Scientific classification
- Kingdom: Plantae
- Clade: Tracheophytes
- Clade: Angiosperms
- Clade: Eudicots
- Clade: Rosids
- Order: Fabales
- Family: Fabaceae
- Subfamily: Caesalpinioideae
- Clade: Mimosoid clade
- Genus: Acacia
- Species: A. barakulensis
- Binomial name: Acacia barakulensis Pedley
- Synonyms: Acacia barakulensis Pedley ex Lithgow nom. inval.; Acacia sp. (Barakula L.A.Nielsen 15); Racosperma barakulense (Pedley) Pedley;

= Acacia barakulensis =

- Genus: Acacia
- Species: barakulensis
- Authority: Pedley
- Synonyms: Acacia barakulensis Pedley ex Lithgow nom. inval., Acacia sp. (Barakula L.A.Nielsen 15), Racosperma barakulense (Pedley) Pedley

Species of shrub

Acacia barakulensis, commonly known as waajie wattle, is a species of flowering plant in the family Fabaceae and is endemic to a small area of Queensland. It is a shrub with slender to erect, more or less straight phyllodes round in cross section, spherical heads of golden yellow flowers arranged singly in leaf axils, and linear, papery pods up to 40 mm long.

==Description==
Acacia barakulensis is a shrub that typically grows to a height of 2–3 m and has slightly sticky branchlets with a few hairs. Its phyllodes are more or less crowded, ascending to erect, slender, straight and round in cross section, 10–22 mm long, 0.6–1 mm wide and mostly glabrous. The flowers are borne in a spherical head in axils on a peduncle 6–10 mm long, each head with 25 to 35 golden yellow flowers.
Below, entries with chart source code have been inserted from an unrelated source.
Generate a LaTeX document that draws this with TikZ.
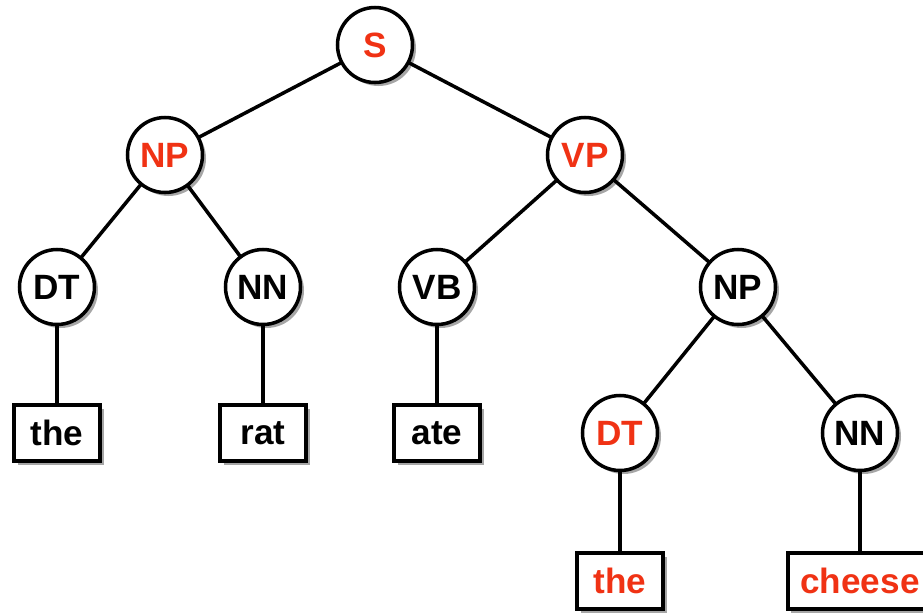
\documentclass[tikz,border=0pt]{standalone}
\usepackage{fontspec}
\setmainfont{Liberation Sans}
\usetikzlibrary{shadows}
\definecolor{tagred}{RGB}{240,50,20}
\begin{document}
\begin{tikzpicture}[
    tag/.style={circle, draw, line width=2pt, fill=white, minimum size=1.5cm, inner sep=0pt,
                font=\fontsize{20}{24}\selectfont\bfseries,
                drop shadow={shadow xshift=0.07cm, shadow yshift=-0.07cm, fill=black, opacity=0.35}},
    word/.style={rectangle, draw, line width=2pt, fill=white, minimum width=1.72cm, minimum height=1.12cm,
                 inner xsep=0.25cm, font=\fontsize{20}{24}\selectfont\bfseries,
                 drop shadow={shadow xshift=0.07cm, shadow yshift=-0.07cm, fill=black, opacity=0.35}},
    hot/.style={text=tagred},
    branch/.style={line width=2pt}
]
    \useasboundingbox (0,0) rectangle (18.46,-12.26);

    % edges first so the nodes sit on top
    \coordinate (s) at (7.5,-0.9);
    \coordinate (np) at (3.3,-3.1);
    \coordinate (vp) at (11.7,-3.1);
    \coordinate (dt) at (1.14,-5.74);
    \coordinate (nn) at (5.26,-5.74);
    \coordinate (vb) at (8.74,-5.74);
    \coordinate (np2) at (14.76,-5.74);
    \coordinate (dt2) at (12.4,-8.66);
    \coordinate (nn2) at (17.2,-8.66);
    \coordinate (w1) at (1.14,-8.66);
    \coordinate (w2) at (5.26,-8.66);
    \coordinate (w3) at (8.74,-8.66);
    \coordinate (w4) at (12.4,-11.62);
    \coordinate (w5) at (17.2,-11.62);

    \draw[branch] (s) -- (np);
    \draw[branch] (s) -- (vp);
    \draw[branch] (np) -- (dt);
    \draw[branch] (np) -- (nn);
    \draw[branch] (vp) -- (vb);
    \draw[branch] (vp) -- (np2);
    \draw[branch] (np2) -- (dt2);
    \draw[branch] (np2) -- (nn2);
    \draw[branch] (dt) -- (w1);
    \draw[branch] (nn) -- (w2);
    \draw[branch] (vb) -- (w3);
    \draw[branch] (dt2) -- (w4);
    \draw[branch] (nn2) -- (w5);

    % tree nodes
    \node[tag, hot] (S) at (s) {S};
    \node[tag, hot] (NP) at (np) {NP};
    \node[tag, hot] (VP) at (vp) {VP};
    \node[tag] (DT) at (dt) {DT};
    \node[tag] (NN) at (nn) {NN};
    \node[tag] (VB) at (vb) {VB};
    \node[tag] (NPb) at (np2) {NP};
    \node[tag, hot] (DTb) at (dt2) {DT};
    \node[tag] (NNb) at (nn2) {NN};

    % leaves
    \node[word] (the) at (w1) {the};
    \node[word] (rat) at (w2) {rat};
    \node[word] (ate) at (w3) {ate};
    \node[word, hot] (theb) at (w4) {the};
    \node[word, hot] (cheese) at (w5) {cheese};
\end{tikzpicture}
\end{document}
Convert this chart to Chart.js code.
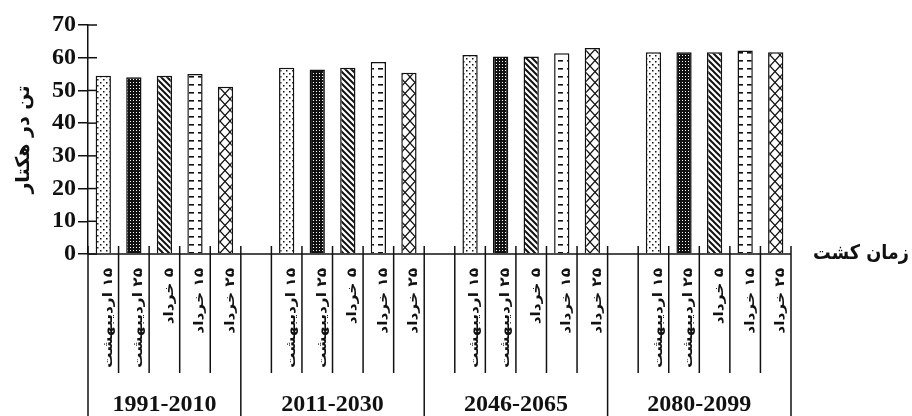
<!DOCTYPE html>
<html lang="fa">
<head>
<meta charset="utf-8">
<title>عملکرد</title>
<script src="https://cdn.jsdelivr.net/npm/chart.js@4.4.1/dist/chart.umd.min.js"></script>
<style>
  html, body { margin: 0; background: #fff; }
  canvas { display: block; }
</style>
</head>
<body>
<canvas id="chart" width="912" height="416"></canvas>
<script>
// yield (t/ha) per sowing date, one array per climate period
const periods = ['1991-2010', '2011-2030', '2046-2065', '2080-2099'];
const sowingDates = ['۱۵ اردیبهشت', '۲۵ اردیبهشت', '۵ خرداد', '۱۵ خرداد', '۲۵ خرداد'];
const yield1991 = [54.5, 54.0, 54.5, 55.0, 51.1];
const yield2011 = [56.9, 56.4, 56.9, 58.7, 55.4];
const yield2046 = [60.8, 60.4, 60.4, 61.4, 63.0];
const yield2080 = [61.7, 61.7, 61.7, 62.2, 61.7];
const yTicks = [0, 10, 20, 30, 40, 50, 60, 70];
const yTitle = 'تن در هکتار';
const xTitle = 'زمان کشت';

const INK = '#111';

function makePattern(w, h, draw) {
  const c = document.createElement('canvas');
  c.width = w;
  c.height = h;
  const g = c.getContext('2d');
  g.fillStyle = '#fff';
  g.fillRect(0, 0, w, h);
  g.fillStyle = INK;
  g.strokeStyle = INK;
  draw(g, w, h);
  return g.createPattern(c, 'repeat');
}

// one fill per sowing date
const fills = [
  makePattern(6, 6, g => {            // dots
    g.fillRect(1, 1, 1.5, 1.5);
    g.fillRect(4, 4, 1.5, 1.5);
  }),
  makePattern(3, 3, g => {            // dark grid
    g.fillRect(0, 0, 3, 3);
    g.fillStyle = '#fff';
    g.fillRect(1, 1, 1, 1);
  }),
  makePattern(6, 6, g => {            // back-diagonal stripes
    g.lineWidth = 2;
    g.beginPath();
    g.moveTo(-1, -1); g.lineTo(7, 7);
    g.moveTo(-4, 2); g.lineTo(4, 10);
    g.moveTo(2, -4); g.lineTo(10, 4);
    g.stroke();
  }),
  makePattern(9, 8, g => {            // short horizontal dashes
    g.fillRect(0, 4, 5, 1.6);
  }),
  makePattern(10, 11, g => {          // diagonal lattice
    g.lineWidth = 1.2;
    g.beginPath();
    g.moveTo(0, 0); g.lineTo(10, 11);
    g.moveTo(10, 0); g.lineTo(0, 11);
    g.stroke();
  })
];

// flatten into category slots, with an empty slot between periods
const periodValues = [yield1991, yield2011, yield2046, yield2080];
const slotLabels = [];
const slotValues = [];
const slotFills = [];
const groupEdges = [0];
periodValues.forEach((vals, p) => {
  if (p > 0) {
    slotLabels.push('');
    slotValues.push(null);
    slotFills.push('#fff');
  }
  vals.forEach((v, d) => {
    slotLabels.push(sowingDates[d]);
    slotValues.push(v);
    slotFills.push(fills[d]);
  });
  groupEdges.push(slotLabels.length);
});
// group label spans: first group starts at 0, later ones include the gap slot
const groupStarts = [0, 5, 11, 17];

const axisFrame = {
  id: 'axisFrame',
  afterDraw(chart) {
    const { ctx, chartArea, scales: { x, y } } = chart;
    const step = x.getPixelForValue(1) - x.getPixelForValue(0);
    const x0 = x.getPixelForValue(0) - step / 2;
    const base = y.getPixelForValue(0);
    const seg = (ax, ay, bx, by) => {
      ctx.beginPath();
      ctx.moveTo(ax, ay);
      ctx.lineTo(bx, by);
      ctx.stroke();
    };

    ctx.save();
    ctx.strokeStyle = INK;
    ctx.lineWidth = 1.5;
    seg(chartArea.left, base, chartArea.right, base);
    yTicks.forEach(v => {
      const ty = y.getPixelForValue(v);
      seg(chartArea.left, ty, chartArea.left + 9, ty);
    });
    for (let i = 0; i <= slotLabels.length; i++) {
      const bx = x0 + i * step;
      const edge = groupEdges.includes(i);
      seg(bx, base - 8, bx, edge ? chart.height : base + 119);
    }

    // sowing date labels, rotated
    ctx.fillStyle = INK;
    ctx.direction = 'rtl';
    ctx.font = 'bold 13px "DejaVu Sans"';
    const sx = 100 / ctx.measureText(sowingDates[0]).width;
    slotLabels.forEach((lab, i) => {
      if (!lab) return;
      ctx.save();
      ctx.translate(x.getPixelForValue(i) + 5, base + 14);
      ctx.rotate(-Math.PI / 2);
      ctx.scale(sx, 1);
      ctx.textAlign = 'right';
      ctx.textBaseline = 'middle';
      ctx.fillText(lab, 0, 0);
      ctx.restore();
    });
    ctx.direction = 'ltr';

    // period labels
    ctx.font = 'bold 24px "Liberation Serif"';
    ctx.textAlign = 'center';
    ctx.textBaseline = 'alphabetic';
    periods.forEach((p, k) => {
      const a = x0 + groupStarts[k] * step;
      const b = x0 + groupEdges[k + 1] * step;
      ctx.fillText(p, (a + b) / 2, 411);
    });

    // x axis title at the right end
    ctx.font = 'bold 20px "DejaVu Sans"';
    ctx.textAlign = 'left';
    ctx.textBaseline = 'middle';
    const tx = chartArea.right + 22;
    const tw = ctx.measureText(xTitle).width;
    ctx.translate(tx, base);
    ctx.scale(Math.min(1, 96 / tw), 1);
    ctx.fillText(xTitle, 0, 0);
    ctx.restore();
  }
};

new Chart(document.getElementById('chart'), {
  type: 'bar',
  data: {
    labels: slotLabels,
    datasets: [{
      data: slotValues,
      backgroundColor: slotFills,
      borderColor: INK,
      borderWidth: 1.5,
      barPercentage: 0.5,
      categoryPercentage: 1
    }]
  },
  options: {
    responsive: false,
    animation: false,
    layout: { padding: { top: 25, right: 121, bottom: 0, left: 0 } },
    plugins: { legend: { display: false }, tooltip: { enabled: false } },
    scales: {
      x: {
        grid: { display: false },
        border: { display: false },
        ticks: { display: false },
        afterFit(scale) { scale.height = 162; }
      },
      y: {
        min: 0,
        max: 70,
        afterBuildTicks(scale) { scale.ticks = yTicks.map(v => ({ value: v })); },
        afterFit(scale) { scale.width = 88; },
        grid: { drawOnChartArea: false, drawTicks: true, tickLength: 10, color: INK, lineWidth: 1.5 },
        border: { display: true, color: INK, width: 1.5 },
        ticks: {
          padding: 2,
          color: INK,
          font: { family: 'Liberation Serif', weight: 'bold', size: 24 }
        },
        title: {
          display: true,
          text: yTitle,
          color: INK,
          padding: { top: 13, bottom: 0 },
          font: { family: 'DejaVu Sans', weight: 'bold', size: 19 }
        }
      }
    }
  },
  plugins: [axisFrame]
});
</script>
</body>
</html>
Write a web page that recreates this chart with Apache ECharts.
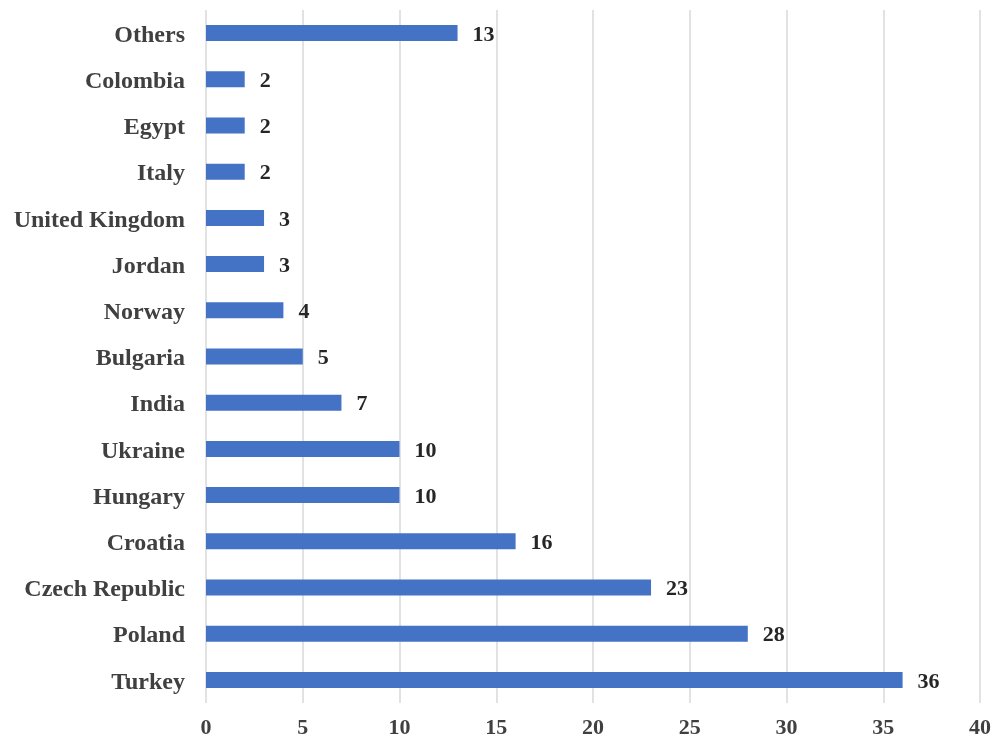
<!DOCTYPE html>
<html><head><meta charset="utf-8">
<script src="https://cdn.jsdelivr.net/npm/echarts@6/dist/echarts.min.js"></script>
<style>html,body{margin:0;padding:0;background:#fff}#c{width:1005px;height:739px}</style>
</head><body><div id="c"></div>
<script>
const categories = ["Turkey","Poland","Czech Republic","Croatia","Hungary","Ukraine","India","Bulgaria","Norway","Jordan","United Kingdom","Italy","Egypt","Colombia","Others"];
const values = [36,28,23,16,10,10,7,5,4,3,3,2,2,2,13];
const xTicks = {min:0, max:40, interval:5};
const font = '"Liberation Serif","Times New Roman",serif';
const chart = echarts.init(document.getElementById('c'));
chart.setOption({
  animation:false,
  grid:{left:206,right:25,top:10,bottom:34,containLabel:false},
  xAxis:{type:'value',min:xTicks.min,max:xTicks.max,interval:xTicks.interval,
    axisLine:{show:false},axisTick:{show:false},
    splitLine:{lineStyle:{color:'#d9d9d9',width:1.5}},
    axisLabel:{margin:14,color:'#404040',fontFamily:font,fontWeight:'bold',fontSize:22}},
  yAxis:{type:'category',data:categories,
    axisLine:{show:false},axisTick:{show:false},
    axisLabel:{margin:21,formatter:'{a|{value}}',
      rich:{a:{color:'#404040',fontFamily:font,fontWeight:'bold',fontSize:24,padding:[5,0,0,0]}}}},
  series:[{type:'bar',data:values,barWidth:16,itemStyle:{color:'#4472C4'},
    label:{show:true,position:'right',distance:15,offset:[0,2],color:'#262626',fontFamily:font,fontWeight:'bold',fontSize:22}}]
});
</script></body></html>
Flowering occurs from June to September, and the pods are linear, papery, glabrous and slightly sticky, sometimes slightly constricted between the seeds, up to 40 mm long and 4 mm wide with oblong seeds, 3.7–4.2 mm long with a club-shaped aril.

==Taxonomy==
Acacia barakulensis was first formally described in 1999 by Leslie Pedley from specimens collected in the Barakula State Forest in 1971. The specific epithet (barakulensis) refers to Barakula, the only known locality of occurrence of the species.

==Distribution and habitat==
Waajie wattle is restricted to the Barakula State Forest north of Chinchilla, where it grows in sandy soils in eucalypt communities.

==Conservation status==
Acacia barakulensis is listed as "vulnerable" under the Queensland Government Nature Conservation Act 1992.